- **SOURCE DATA**:
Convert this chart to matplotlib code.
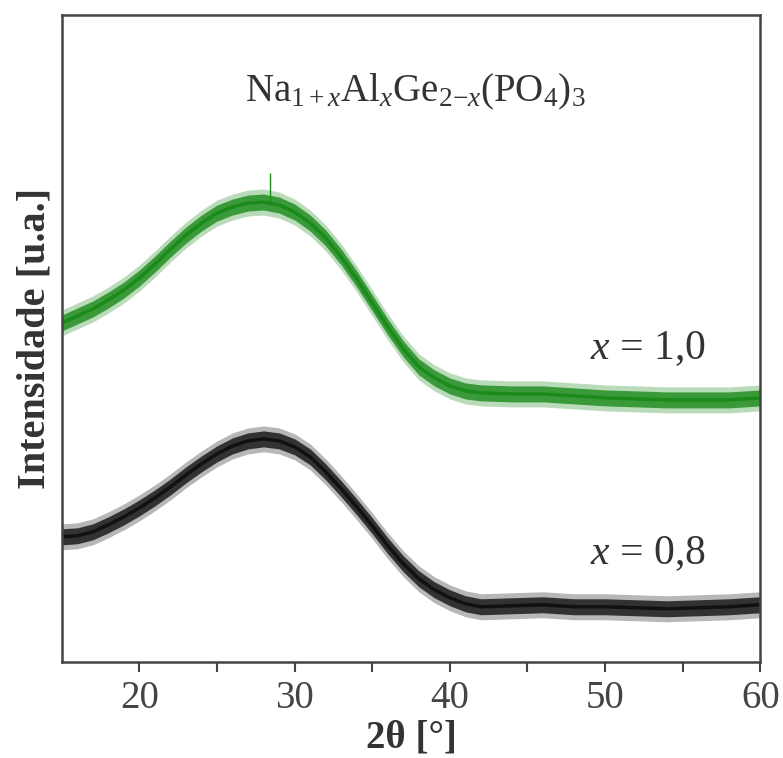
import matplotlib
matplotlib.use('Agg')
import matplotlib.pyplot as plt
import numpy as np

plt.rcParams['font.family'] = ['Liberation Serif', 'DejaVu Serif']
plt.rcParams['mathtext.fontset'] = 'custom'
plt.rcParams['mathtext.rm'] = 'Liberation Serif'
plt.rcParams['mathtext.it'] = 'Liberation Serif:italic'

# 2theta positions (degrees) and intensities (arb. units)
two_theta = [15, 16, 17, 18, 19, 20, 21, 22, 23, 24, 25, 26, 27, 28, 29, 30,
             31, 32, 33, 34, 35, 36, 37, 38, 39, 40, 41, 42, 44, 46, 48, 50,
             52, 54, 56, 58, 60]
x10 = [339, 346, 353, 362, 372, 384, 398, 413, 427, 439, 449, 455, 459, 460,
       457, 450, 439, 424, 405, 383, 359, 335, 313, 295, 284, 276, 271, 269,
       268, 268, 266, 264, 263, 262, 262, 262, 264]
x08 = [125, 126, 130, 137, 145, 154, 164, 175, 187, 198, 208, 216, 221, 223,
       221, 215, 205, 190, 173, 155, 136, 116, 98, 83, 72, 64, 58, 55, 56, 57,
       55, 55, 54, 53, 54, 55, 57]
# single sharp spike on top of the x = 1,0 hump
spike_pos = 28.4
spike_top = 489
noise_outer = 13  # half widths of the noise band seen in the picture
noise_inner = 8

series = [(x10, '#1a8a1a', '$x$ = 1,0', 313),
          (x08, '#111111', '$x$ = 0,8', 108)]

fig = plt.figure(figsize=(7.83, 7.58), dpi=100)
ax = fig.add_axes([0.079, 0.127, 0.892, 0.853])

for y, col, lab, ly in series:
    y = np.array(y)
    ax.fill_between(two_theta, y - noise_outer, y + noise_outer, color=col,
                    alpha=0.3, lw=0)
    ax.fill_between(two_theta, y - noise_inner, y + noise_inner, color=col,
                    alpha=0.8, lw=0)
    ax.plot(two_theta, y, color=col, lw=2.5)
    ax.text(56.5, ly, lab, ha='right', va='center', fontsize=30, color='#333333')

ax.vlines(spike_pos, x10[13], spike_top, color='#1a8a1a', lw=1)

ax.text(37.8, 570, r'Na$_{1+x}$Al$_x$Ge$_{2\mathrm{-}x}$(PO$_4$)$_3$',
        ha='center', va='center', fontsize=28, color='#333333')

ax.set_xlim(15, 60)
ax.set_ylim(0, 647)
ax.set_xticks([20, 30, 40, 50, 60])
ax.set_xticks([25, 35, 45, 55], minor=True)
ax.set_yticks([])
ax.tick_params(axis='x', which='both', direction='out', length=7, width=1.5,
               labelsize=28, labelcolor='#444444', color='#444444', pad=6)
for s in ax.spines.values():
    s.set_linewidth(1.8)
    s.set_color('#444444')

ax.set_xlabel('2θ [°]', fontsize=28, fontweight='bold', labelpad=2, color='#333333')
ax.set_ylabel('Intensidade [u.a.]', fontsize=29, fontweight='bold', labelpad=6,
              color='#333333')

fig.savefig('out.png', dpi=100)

- **EXERCISE DETAILS**:
Gather and return every line that holds the string "matplotlib".

- **REPLY TO THE TASK**:
Convert this chart to matplotlib code.
import matplotlib
matplotlib.use('Agg')
import matplotlib.pyplot as plt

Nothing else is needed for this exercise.